-- BEGIN --

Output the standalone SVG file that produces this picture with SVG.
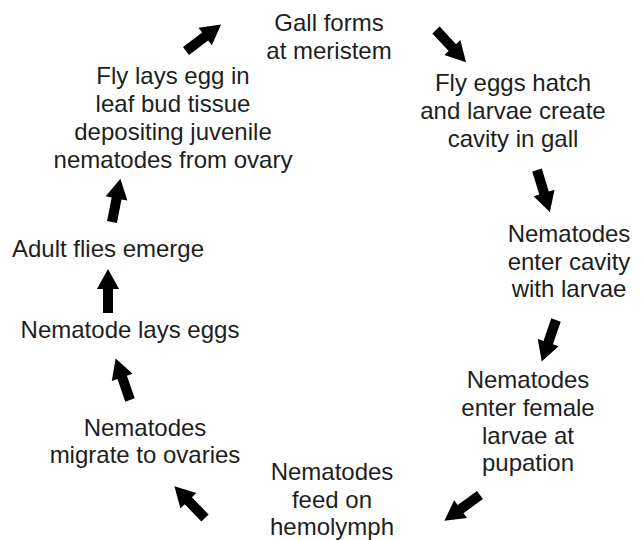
<svg xmlns="http://www.w3.org/2000/svg" width="642" height="540" viewBox="0 0 642 540">
<defs>
<style>
text{font-family:"Liberation Sans",Arial,sans-serif;font-size:24px;fill:#1e1e1e;text-anchor:middle}
.arr{fill:#000}
</style>
<path id="a" d="M0,-5 L24,-5 L24,-11 L44,0 L24,11 L24,5 L0,5 Z"/>
</defs>
<rect width="642" height="540" fill="#fff"/>
<g id="n1"><text x="329" y="31">Gall forms</text><text x="329" y="59">at meristem</text></g>
<g id="n2"><text x="513" y="91">Fly eggs hatch</text><text x="513" y="119">and larvae create</text><text x="513" y="147">cavity in gall</text></g>
<g id="n3"><text x="569" y="242">Nematodes</text><text x="569" y="270">enter cavity</text><text x="569" y="297">with larvae</text></g>
<g id="n4"><text x="528" y="388">Nematodes</text><text x="528" y="416">enter female</text><text x="528" y="444">larvae at</text><text x="528" y="471">pupation</text></g>
<g id="n5"><text x="332" y="480">Nematodes</text><text x="332" y="508">feed on</text><text x="332" y="535">hemolymph</text></g>
<g id="n6"><text x="145" y="436">Nematodes</text><text x="145" y="463">migrate to ovaries</text></g>
<g id="n7"><text x="130" y="338">Nematode lays eggs</text></g>
<g id="n8"><text x="108" y="257">Adult flies emerge</text></g>
<g id="n9"><text x="173" y="84">Fly lays egg in</text><text x="173" y="112">leaf bud tissue</text><text x="173" y="140">depositing juvenile</text><text x="173" y="168">nematodes from ovary</text></g>
<g id="connectors" class="arr">
<use href="#a" transform="translate(186,51) rotate(-37)"/>
<use href="#a" transform="translate(436,30) rotate(47)"/>
<use href="#a" transform="translate(537,170) rotate(73)"/>
<use href="#a" transform="translate(556,320) rotate(109)"/>
<use href="#a" transform="translate(480,495) rotate(144)"/>
<use href="#a" transform="translate(205,518) rotate(-134)"/>
<use href="#a" transform="translate(130,400) rotate(-109)"/>
<use href="#a" transform="translate(108,313) rotate(-90)"/>
<use href="#a" transform="translate(112,222) rotate(-79)"/>
</g>
</svg>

-- END --

▸ **EXERCISE DESCRIPTION**
Write out the material above again, word for word, minus its pictures.

▸ **OUTPUT FOR THIS EXERCISE**
Output the standalone SVG file that produces this picture with SVG.
<svg xmlns="http://www.w3.org/2000/svg" width="642" height="540" viewBox="0 0 642 540">
<defs>
<style>
text{font-family:"Liberation Sans",Arial,sans-serif;font-size:24px;fill:#1e1e1e;text-anchor:middle}
.arr{fill:#000}
</style>
<path id="a" d="M0,-5 L24,-5 L24,-11 L44,0 L24,11 L24,5 L0,5 Z"/>
</defs>
<rect width="642" height="540" fill="#fff"/>
<g id="n1"><text x="329" y="31">Gall forms</text><text x="329" y="59">at meristem</text></g>
<g id="n2"><text x="513" y="91">Fly eggs hatch</text><text x="513" y="119">and larvae create</text><text x="513" y="147">cavity in gall</text></g>
<g id="n3"><text x="569" y="242">Nematodes</text><text x="569" y="270">enter cavity</text><text x="569" y="297">with larvae</text></g>
<g id="n4"><text x="528" y="388">Nematodes</text><text x="528" y="416">enter female</text><text x="528" y="444">larvae at</text><text x="528" y="471">pupation</text></g>
<g id="n5"><text x="332" y="480">Nematodes</text><text x="332" y="508">feed on</text><text x="332" y="535">hemolymph</text></g>
<g id="n6"><text x="145" y="436">Nematodes</text><text x="145" y="463">migrate to ovaries</text></g>
<g id="n7"><text x="130" y="338">Nematode lays eggs</text></g>
<g id="n8"><text x="108" y="257">Adult flies emerge</text></g>
<g id="n9"><text x="173" y="84">Fly lays egg in</text><text x="173" y="112">leaf bud tissue</text><text x="173" y="140">depositing juvenile</text><text x="173" y="168">nematodes from ovary</text></g>
<g id="connectors" class="arr">
<use href="#a" transform="translate(186,51) rotate(-37)"/>
<use href="#a" transform="translate(436,30) rotate(47)"/>
<use href="#a" transform="translate(537,170) rotate(73)"/>
<use href="#a" transform="translate(556,320) rotate(109)"/>
<use href="#a" transform="translate(480,495) rotate(144)"/>
<use href="#a" transform="translate(205,518) rotate(-134)"/>
<use href="#a" transform="translate(130,400) rotate(-109)"/>
<use href="#a" transform="translate(108,313) rotate(-90)"/>
<use href="#a" transform="translate(112,222) rotate(-79)"/>
</g>
</svg>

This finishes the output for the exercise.